BRUSSELS, Belgium, Feb. 5 (UPI) — The European Union and NATO Wednesday stepped up the pressure on Iraqi leader Saddam Hussein to disarm as leaders of the two Brussels-based bodies prepared to deliver their verdict on U.S Secretary of State Colin Powell’s speech to the U.N. Security Council.

Greece, which currently holds the rotating presidency of the EU, delivered an uncompromising message to Iraqi ambassadors in Athens, Brussels and New York.

The statement, on behalf of the EU’s 15 member states and the 10 Central and Eastern European countries waiting to join the bloc, warned: “Time is running out. U.N. Security Council Resolution 1441 gave Iraq a final opportunity to disarm peacefully. If it does not take this chance it will carry the responsibility for all the consequences.”

The EU communiqu continued: “Iraq must completely disarm itself of weapons of mass destruction. We want to achieve this in a peaceful way. This is only possible if Iraq fully, unconditionally and immediately complies with all relevant resolutions of the Security Council, in particular with UNSCR 1441” of Nov. 8, 2002.

The message aims to draw a line under recent EU divisions over Iraq, which have split the 15-member club into pro- and anti-war camps.

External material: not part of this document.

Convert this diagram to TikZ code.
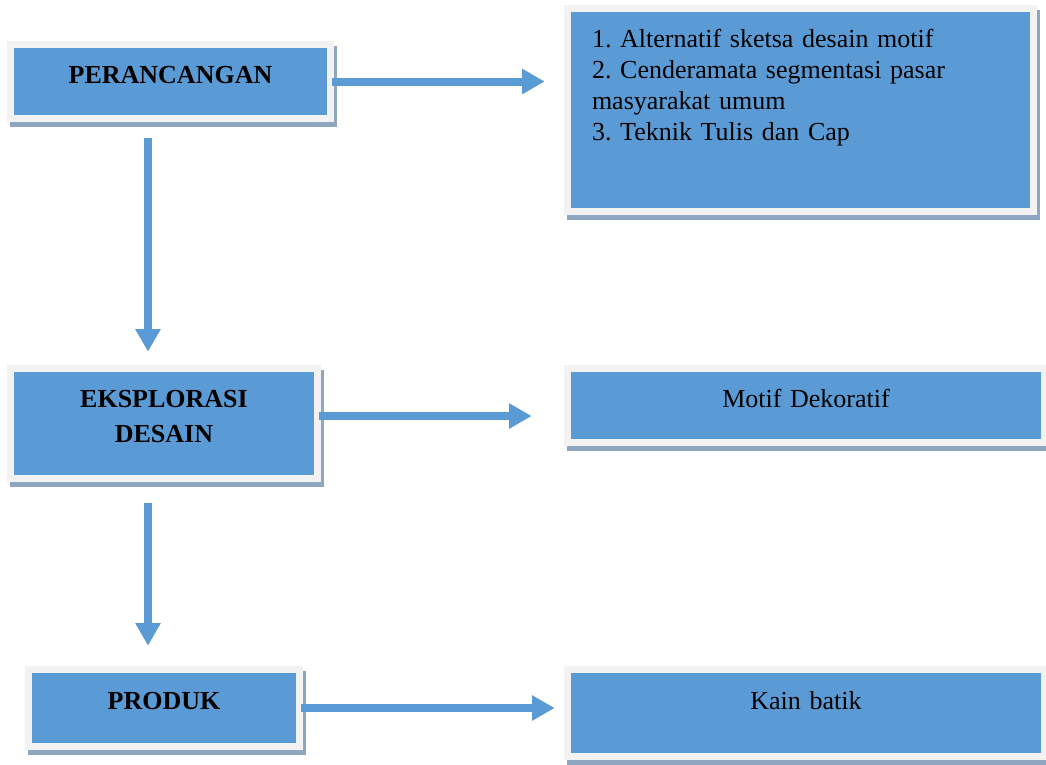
\documentclass[tikz,border=0pt]{standalone}
\usepackage{fontspec}
\setmainfont{Liberation Serif}
\usepackage{tikz}
\usetikzlibrary{arrows.meta, shadows}
\usepackage{xcolor}
\definecolor{boxblue}{HTML}{5B9BD5}
\definecolor{framegray}{HTML}{F2F2F2}
\definecolor{shadowgray}{HTML}{8EA6C0}
\frenchspacing

\begin{document}
\begin{tikzpicture}[
    x=0.75pt, y=-0.75pt,
    box/.style={fill=framegray, inner xsep=0pt, inner ysep=0pt, align=center,
        font=\fontsize{19.5}{23.25}\selectfont,
        drop shadow={shadow xshift=2.6pt, shadow yshift=-4.1pt, fill=shadowgray, opacity=1},
        path picture={\fill[boxblue] ([shift={(5.5pt,-5.5pt)}]path picture bounding box.north west)
            rectangle ([shift={(-5.5pt,5.5pt)}]path picture bounding box.south east);}},
    flow/.style={-{Triangle[width=18pt, length=17pt]}, line width=6pt, draw=boxblue}
]
\useasboundingbox (0,0) rectangle (1046,764);

% Nodes
\node[box, text width=245.25pt, text height=31.5pt, text depth=29.25pt] (per) at (170.5,81.5)
    {\bfseries PERANCANGAN};
\node[box, align=left, inner xsep=21pt, text width=312.75pt, text height=31.5pt, text depth=126pt] (list) at (800.5,110)
    {1. Alternatif sketsa desain motif\\ 2. Cenderamata segmentasi pasar\\ masyarakat umum\\ 3. Teknik Tulis dan Cap};
\node[box, text width=235.5pt, text height=31.5pt, text depth=56.25pt] (eks) at (164,423.5)
    {\bfseries EKSPLORASI\\[3pt] \bfseries DESAIN};
\node[box, text width=363pt, text height=31.5pt, text depth=29.25pt] (motif) at (806,405.5)
    {Motif Dekoratif};
\node[box, text width=208.5pt, text height=32.25pt, text depth=30.75pt] (prod) at (164,708)
    {\bfseries PRODUK};
\node[box, text width=363pt, text height=32.25pt, text depth=38.25pt] (kain) at (806,713)
    {Kain batik};

% Arrows
\draw[flow, shorten <=-1.5pt, shorten >=14.25pt] (per.east) -- (per.east -| list.west);
\draw[flow, shorten <=12pt, shorten >=9.75pt] ([xshift=-16.9pt]per.south) -- ([xshift=-16.9pt]per.south |- eks.north);
\draw[flow, shorten <=-1.5pt, shorten >=24pt] ([yshift=5.6pt]eks.east) -- ([yshift=5.6pt]eks.east -| motif.west);
\draw[flow, shorten <=15.75pt, shorten >=15pt] ([xshift=-12pt]eks.south) -- ([xshift=-12pt]eks.south |- prod.north);
\draw[flow, shorten <=-1.5pt, shorten >=6.75pt] (prod.east) -- (prod.east -| kain.west);

\end{tikzpicture}
\end{document}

EU foreign ministers last week agreed a common position calling on U.N. weapons inspectors to be given more time, but this united stance was undermined when a group of eight European countries published a letter supporting Washington’s more belligerent stance.

NATO General Secretary George Robertson also appealed for unity Wednesday after a meeting between ambassadors from the EU and the world’s most powerful military alliance.

“There may be some debate about timing, but the EU and NATO are completely united about the fact that Saddam Hussein has no alternative but to comply with the terms of the U.N. resolution,” he told reporters.

NATO ambassadors are due to discuss the Iraqi crisis for the third time in as many weeks Thursday in an attempt to break the deadlock over providing military assistance to Turkey in the event of an attack by Baghdad.

France, Germany, Belgium and Luxembourg have said it is premature to make contingency plans to help Ankara while U.N. inspectors are still carrying out their work.

Robertson said he hoped the “worries” would be removed at Thursday’s meeting in the alliance’s Brussels headquarters.